Finish this one off with dinner or cake at Sesterzio. It's worth it. Those guys know their wine too.

 

Year-round route.

Ardenno | Run 8.7km | The 500s, in it for the mid-valley mule tracks

Loosely based on a race held every October, this route does a beautiful climb before looping through cute villages with great views. It's fast and furious to descend. You'll have fun, we promise.

 

From the highest point you can easily add another 1,000 metres of climbing by following signs for Alpe Schermendone. It's worth it when you get up past the tree line. It isn't a particularly tough climb either, just follows the ridge line with views all down the valley from under a canopy of trees.

There's a great bakery in Ardenno to round off your run – they take a long lunch break though, so time your effort.

Year-round route.

 

Postalesio | Run 7.3km | Ca' Moroni mandem

You're bound to have a fondness for your most local route, which is why this route has found its way here. But adopted home village aside, the view from Ca' Moroni and its cute cluster of houses makes any run worth its effort.

 From Ca' Moroni it flattens off onto a gravel track for about 1km, before joining the road briefly and taking a trail up and down to the Pirimadi, Postalesio's geological addition to the curiosities of Valtellina. 

Expect to startle plenty of deer in autumn and early winter. 

Stock up on cheese when you've finished this route. Postalesio is home to the best goats cheese producers in the valley, if not the whole of Italy. They can be found just opposite the bar at the entrance to the village.

Year-round route

Triangia | Run 17km | Vineyard vagrants, the extended version

A staple run in the valley, the vineyard climb from Triasso to Triangia is a tough section of uneven steps that seems never-ending.

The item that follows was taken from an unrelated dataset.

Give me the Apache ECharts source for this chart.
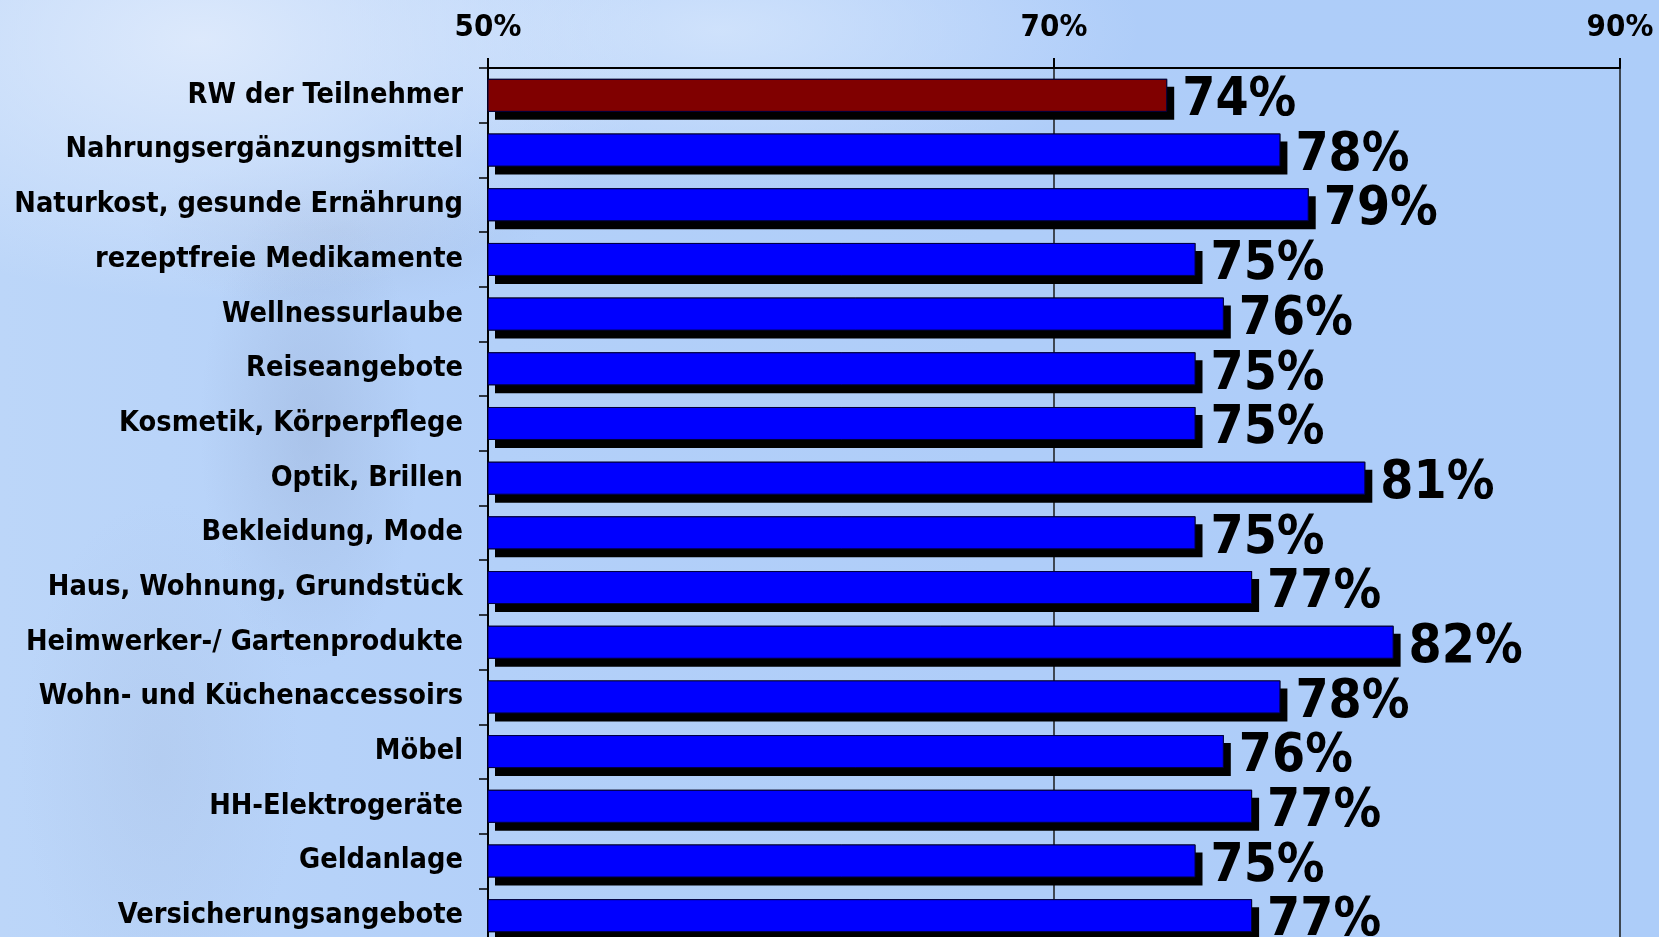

It does end, but you might wish it hadn't because it's just so beautiful.  Obviously afterwards the first thing you should do is go and find some Sassella red wine, preferably that made by the cooperative wine sellers in the village of Triasso or by Alfio Mozzi, Valtellina's fastest wine producer. 

You can make so many variations of this run, including starting from almost anywhere: Sondrio for a longer climb or Castione for a shorter loop. This one starts and finishes in Postalesio to give your legs a warm-up and warm-down. The trail across the top of the vineyards from Castione is part of the Terrazzamenti trail, and it's just magical. 

Above Triangia you've got the option to include the lake or not. I probably would but there's some beautiful pine forest trails that loop around it.

The descent back to Castione goes by the name 'Rodelbahn', as it weaves its way playfully through the woods. Enjoy it. 

Year-round route. The wine harvest is in October usually, so that's a great time to see the hustle and bustle along the route.